Environmentalists argue that the pipeline cuts through the world's largest intact dry tropical forest, known as the Chiquitano. New paths cut through the forest by the pipeline, they say, would pave the way for poaching, logging, hunting, farming and settlement.

"The pipeline's 30-meter wide, 200-kilometer access road will bisect and permanently scar one of the most pristine tropical forests on the planet and will accelerate deforestation," says Atossa Soltani, director of Amazon Watch. Activists say so far, the project has resulted in pollution damage to local water supplies, illegal hunting, and harmful construction impacts on local Native communities.


MORE
about Dabhol project
Another controversial Enron project backed by the U.S. government is the $2.8 billion gas-fired Dabhol power plant -- described as the largest single foreign investment in India -- that is designed to generate 2,015 megawatts of electricity.

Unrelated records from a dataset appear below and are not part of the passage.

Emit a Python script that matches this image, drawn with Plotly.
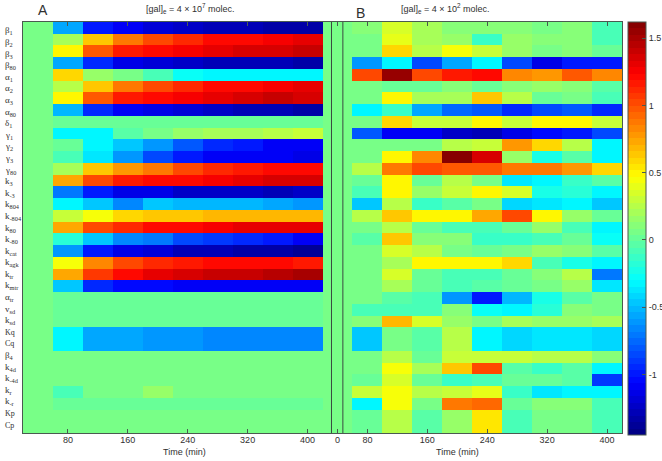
import plotly.graph_objects as go

ROW_LABELS = [
    "β<sub>1</sub>", "β<sub>2</sub>", "β<sub>3</sub>", "β<sub>80</sub>",
    "α<sub>1</sub>", "α<sub>2</sub>", "α<sub>3</sub>", "α<sub>80</sub>",
    "δ<sub>1</sub>", "γ<sub>1</sub>", "γ<sub>2</sub>", "γ<sub>3</sub>", "γ<sub>80</sub>",
    "k<sub>3</sub>", "k<sub>-3</sub>", "k<sub>804</sub>", "k<sub>-804</sub>",
    "k<sub>80</sub>", "k<sub>-80</sub>", "k<sub>cat</sub>", "k<sub>agk</sub>",
    "k<sub>tr</sub>", "k<sub>mtr</sub>", "α<sub>tr</sub>", "v<sub>sd</sub>", "k<sub>sd</sub>",
    "Kq", "Cq", "β<sub>4</sub>", "k<sub>4d</sub>", "k<sub>-4d</sub>",
    "k<sub>r</sub>", "k<sub>-r</sub>", "Kp", "Cp",
]

# panel A, [gal]e = 4e7, one row per parameter, columns 80..400 min
PANEL_A = [
    [-.55, -.98, -1.1, -1.2, -1.25, -1.27, -1.3, -1.33, -1.35],
    [.2, .65, .87, 1.03, 1.14, 1.2, 1.22, 1.28, 1.33],
    [.47, .95, 1.15, 1.22, 1.26, 1.3, 1.35, 1.38, 1.4],
    [-.58, -.95, -1.12, -1.2, -1.25, -1.27, -1.3, -1.3, -1.32],
    [.6, .1, -.02, -.12, -.28, -.3, -.32, -.34, -.33],
    [.17, .65, .87, 1.03, 1.12, 1.2, 1.22, 1.27, 1.32],
    [.47, .97, 1.15, 1.22, 1.26, 1.3, 1.35, 1.4, 1.38],
    [-.5, -.95, -1.1, -1.15, -1.2, -1.25, -1.27, -1.3, -1.32],
    [-.03, -.03, -.03, -.03, -.03, -.03, -.03, -.03, -.03],
    [-.3, -.3, -.1, 0, .1, .15, .2, .24, .28],
    [-.05, -.3, -.45, -.6, -.82, -.95, -1.0, -1.07, -1.1],
    [-.13, -.35, -.63, -.83, -1.0, -1.07, -1.07, -1.1, -1.12],
    [.2, .65, .78, .87, 1.03, 1.1, 1.15, 1.2, 1.23],
    [.73, 1.0, 1.18, 1.2, 1.22, 1.27, 1.33, 1.35, 1.37],
    [-.7, -.98, -1.12, -1.15, -1.22, -1.25, -1.25, -1.27, -1.25],
    [-.3, -.45, -.65, -.47, -.53, -.53, -.53, -.55, -.6],
    [.3, .45, .6, .62, .65, .67, .68, .68, .67],
    [.72, 1.0, 1.1, 1.2, 1.2, 1.25, 1.32, 1.33, 1.33],
    [-.2, -.47, -.65, -.72, -.85, -.9, -.95, -1.0, -1.07],
    [-.62, -1.0, -1.12, -1.2, -1.27, -1.3, -1.33, -1.35, -1.38],
    [.45, .83, 1.03, 1.1, 1.15, 1.2, 1.2, 1.2, 1.18],
    [.73, 1.05, 1.2, 1.3, 1.35, 1.4, 1.42, 1.45, 1.48],
    [-.48, -.95, -1.03, -1.05, -1.1, -1.1, -1.1, -1.1, -1.1],
    [-.05, -.05, -.05, -.05, -.05, -.05, -.05, -.05, -.05],
    [-.04, -.04, -.04, -.04, -.04, -.04, -.05, -.05, -.05],
    [-.03, -.03, -.03, -.03, -.03, -.03, -.05, -.05, -.05],
    [-.33, -.55, -.57, -.62, -.62, -.68, -.68, -.68, -.68],
    [-.33, -.55, -.57, -.62, -.62, -.68, -.68, -.68, -.68],
    [0, 0, 0, 0, 0, 0, 0, 0, 0],
    [0, 0, 0, 0, 0, 0, 0, 0, 0],
    [0, 0, 0, 0, 0, 0, 0, 0, 0],
    [-.13, .01, .01, .09, .01, .01, 0, 0, 0],
    [-.03, -.03, -.03, -.03, -.03, -.03, -.03, -.03, -.03],
    [0, 0, 0, 0, 0, 0, 0, 0, 0],
    [0, 0, 0, 0, 0, 0, 0, 0, 0],
]

# panel B, [gal]e = 4e2
PANEL_B = [
    [.03, .33, .22, .05, .03, .03, 0, .03, -.13],
    [.02, .38, .2, .12, -.17, .08, .06, .06, -.13],
    [.02, .58, .17, .45, .3, .11, 0, .03, -.05],
    [-.62, -.33, -.85, -.55, -.33, -.85, -1.12, -1.0, -1.0],
    [1.0, 1.55, 1.03, 1.15, 1.22, .85, .77, .98, .85],
    [0, -.03, -.07, .05, -.05, .05, .08, .05, -.1],
    [0, .5, .2, .15, .66, .17, -.05, .02, -.13],
    [-.3, -.17, -.55, -.75, -.78, -.93, -.85, -.82, -.95],
    [.02, .57, .3, .3, .5, .3, .48, .48, .3],
    [-.78, -1.07, -1.1, -1.22, -1.27, -1.12, -1.03, -.98, -.85],
    [.02, .02, .02, .17, .28, .77, .58, .17, -.32],
    [.02, .48, .85, 1.6, 1.35, .08, -.23, -.1, -.33],
    [.23, .9, 1.03, .95, .95, .87, .87, .78, .57],
    [-.07, .5, -.05, .27, .02, -.37, -.32, -.17, -.1],
    [-.13, .5, .11, .3, .47, .37, -.23, -.2, -.32],
    [-.45, .17, -.17, -.1, .02, -.43, -.37, -.32, -.47],
    [.23, .65, .48, .48, .72, 1.0, .47, .08, -.03],
    [0, .26, -.07, -.13, -.13, -.07, .08, -.15, -.33],
    [-.1, .65, .05, .05, -.17, -.17, -.13, -.05, -.27],
    [0, .37, .17, 0, -.05, .02, .08, .05, -.1],
    [0, .2, .47, .47, .47, .6, -.13, -.25, -.3],
    [0, .33, -.05, -.13, -.13, -.05, .05, .23, -.7],
    [0, .22, -.05, -.13, -.1, -.05, .02, .11, -.38],
    [0, -.1, -.13, -.6, -1.0, -.53, -.23, -.1, -.02],
    [-.13, -.13, -.13, .05, -.27, -.3, -.2, .05, .02],
    [.06, .67, .33, .08, 0, .13, .1, .08, .14],
    [-.48, -.02, -.1, .27, -.32, -.43, -.36, -.36, -.43],
    [-.48, -.02, -.1, .27, -.32, -.43, -.36, -.36, -.43],
    [0, .23, -.07, .28, .3, .3, .23, .17, .05],
    [0, .45, .2, .62, 1.03, -.1, -.18, -.1, -.3],
    [-.05, .33, -.05, -.17, -.13, -.05, -.05, -.1, -.88],
    [.3, .45, .17, .3, .38, -.18, -.38, -.3, -.3],
    [-.32, .45, 0, .87, .93, -.05, .05, .05, -.13],
    [-.03, .17, -.1, .1, .55, -.13, 0, .02, -.13],
    [-.03, .17, -.1, .1, .55, -.13, 0, .02, -.13],
]

TICK_POS = [1, 3, 5, 7, 9, 10, 11, 13, 15, 17, 19]
TICK_TEXT = ["80", "160", "240", "320", "400", "0", "80", "160", "240", "320", "400"]
CBAR_TICKS = [-1, -0.5, 0, 0.5, 1, 1.5]
CBAR_TEXT = ["-1", "-0.5", "0", "0.5", "1", "1.5"]
ZMIN, ZMAX = -1.45, 1.62
BACKGROUND = 0.06  # the green in the picture sits a little above the bar's 0


def jet_scale(n=64):
    # stepped MATLAB style jet
    scale = []
    for i in range(n):
        x = (i + 0.5) / n
        rgb = [max(0, min(1, 1.5 - abs(4 * x - c))) for c in (3, 2, 1)]
        col = "rgb(%d,%d,%d)" % tuple(round(v * 255) for v in rgb)
        scale.append([i / n, col])
        scale.append([(i + 1) / n, col])
    return scale


def lift(v):
    # only the near-zero greens were read relative to the background
    return v + BACKGROUND if abs(v) < 0.2 else v


# blank column in front of each panel
z = [[lift(v) for v in [0] + a + [0] + b] for a, b in zip(PANEL_A, PANEL_B)]

AXIS_COLOR = "#4a5a50"
TEXT_COLOR = "#303030"
FONT = "Liberation Sans"

fig = go.Figure()
fig.add_trace(go.Heatmap(
    z=z,
    x=list(range(20)),
    y=list(range(35)),
    zmin=ZMIN,
    zmax=ZMAX,
    colorscale=jet_scale(),
    hoverinfo="skip",
    colorbar=dict(
        x=1.01, xanchor="left", xpad=0,
        y=1.0, yanchor="top", ypad=0,
        thickness=18,
        lenmode="pixels", len=413,
        tickvals=CBAR_TICKS,
        ticktext=CBAR_TEXT,
        ticks="inside", ticklen=4, tickcolor=AXIS_COLOR,
        tickfont=dict(size=9, color=TEXT_COLOR, family=FONT),
        outlinecolor=AXIS_COLOR, outlinewidth=1,
    ),
))

# the two lines either side of the t=0 gap
for pos in (9.8, 10.18):
    fig.add_vline(x=pos, line_color="#3a4a40", line_width=1)

annotations = []
for i, label in enumerate(ROW_LABELS):
    annotations.append(dict(
        x=0, xref="paper", xanchor="left", xshift=-20,
        y=i, yref="y", yshift=-3 + 5 * i / 34,
        text=label, showarrow=False,
        font=dict(size=9 if "<sub>" in label else 8, color=TEXT_COLOR,
                  family="Liberation Serif"),
    ))

HEADERS = [
    (0.033, 1.028, "A", 14),
    (0.279, 1.032, "[gal]<sub>e</sub> = 4 × 10<sup>7</sup> molec.", 9),
    (0.564, 1.022, "B", 14),
    (0.706, 1.032, "[gal]<sub>e</sub> = 4 × 10<sup>2</sup> molec.", 9),
    (0.269, -0.046, "Time (min)", 9),
    (0.726, -0.046, "Time (min)", 9),
]
for xp, yp, text, size in HEADERS:
    annotations.append(dict(
        x=xp, xref="paper", xanchor="center", y=yp, yref="paper",
        yanchor="middle", text=text, showarrow=False,
        font=dict(size=size, color=TEXT_COLOR, family=FONT),
    ))

fig.update_layout(
    width=662,
    height=461,
    margin=dict(l=23, r=40, t=22, b=28, autoexpand=False),
    paper_bgcolor="white",
    plot_bgcolor="white",
    xaxis=dict(
        range=[-0.5, 19.5],
        tickvals=TICK_POS,
        ticktext=TICK_TEXT,
        ticks="inside", ticklen=4, tickcolor=AXIS_COLOR,
        ticklabelstandoff=-2,
        tickfont=dict(size=9, color=TEXT_COLOR, family=FONT),
        showline=True, linecolor=AXIS_COLOR, linewidth=1, mirror="allticks",
        showgrid=False, zeroline=False,
    ),
    yaxis=dict(
        range=[34.5, -0.5],
        showticklabels=False,
        ticks="",
        showline=True, linecolor=AXIS_COLOR, linewidth=1, mirror=True,
        showgrid=False, zeroline=False,
    ),
    annotations=annotations,
    showlegend=False,
)

fig.write_html(
    "out.html",
    config={"displayModeBar": False},
    post_script="document.body.style.margin='0';document.body.style.overflow='hidden';",
)
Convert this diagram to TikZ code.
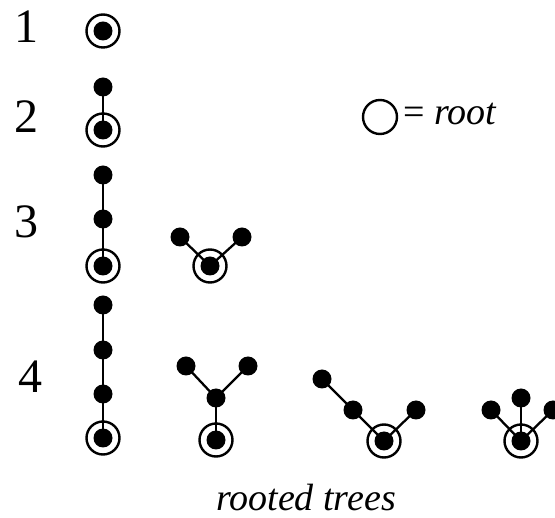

Enron was majority owner of the project, a joint venture including General Electric, Bechtel, and the Maharashtra state government.

The Dabhol plant received $640 million in financial support from OPIC and Ex-Im in the mid-1990s, including a $300 million Ex-Im loan and a total of $340 million in loans and political risk insurance from OPIC. In 1999, Human Rights Watch (HRW), a New York based advocacy group, charged Enron subsidiaries of paying local law enforcement to suppress local opposition to the power plant.

"Enron is now being widely accused of arrogance and lack of transparency, but the people of Dabhol have known that all along," says Arvind Ganesan, director of the business and human rights program at HRW.

Enron, she says, has been complicit in human rights abuses in India since 1992, when local opposition ignited over concerns about corruption and the hasty negotiations over the terms of Enron's investment. Farmers complained that the power plant had unfairly acquired their land and had diverted scarce water resources.

The rights group documented how contractors for the power plant harassed and attacked individuals opposed to the project. Police refused to investigate complaints, according to the report, and in several cases, actually arrested the victims on false charges. In one instance in June 1997, Maharashtra police arbitrarily beat and arrested dozens of villagers who strongly opposed the project, which is now up for sale to other investors.

"The U.S. government bears special responsibility for the human rights consequences of Enron's investment because of its aggressive lobbying on behalf of the three U.S.-based companies developing the project," says Ganesan.

Human rights abuses aside, the project never should have been approved by OPIC and Ex-Im for purely financial reasons, say activists. The World Bank repeatedly refused to finance the project because it was not considered economically viable and its terms were seen as only beneficial to Enron.

For several years, relations between Enron and the Maharashtra government have been at a rolling boil over the high cost of electricity generated by the plant. The state eventually cancelled its original plan to purchase power from the plant. OPIC officials confirm that since Enron's bankruptcy, the company has filed a $180 million claim with OPIC in an attempt to recoup financial losses from the venture, arguing that the state government's decision amounts to expropriation.

Ganesan says U.S. lawmakers need to make sure that such troubled projects are never approved for government assistance again and has urged Congress to establish a human rights assessment office at Ex-Im that would report to the legislature.

A provision to strengthen Ex-Im's human rights oversight had been introduced in Congress last year but the administration of President George W. Bush and many corporations opposed the proposal. It eventually died in a House of Representatives committee in November.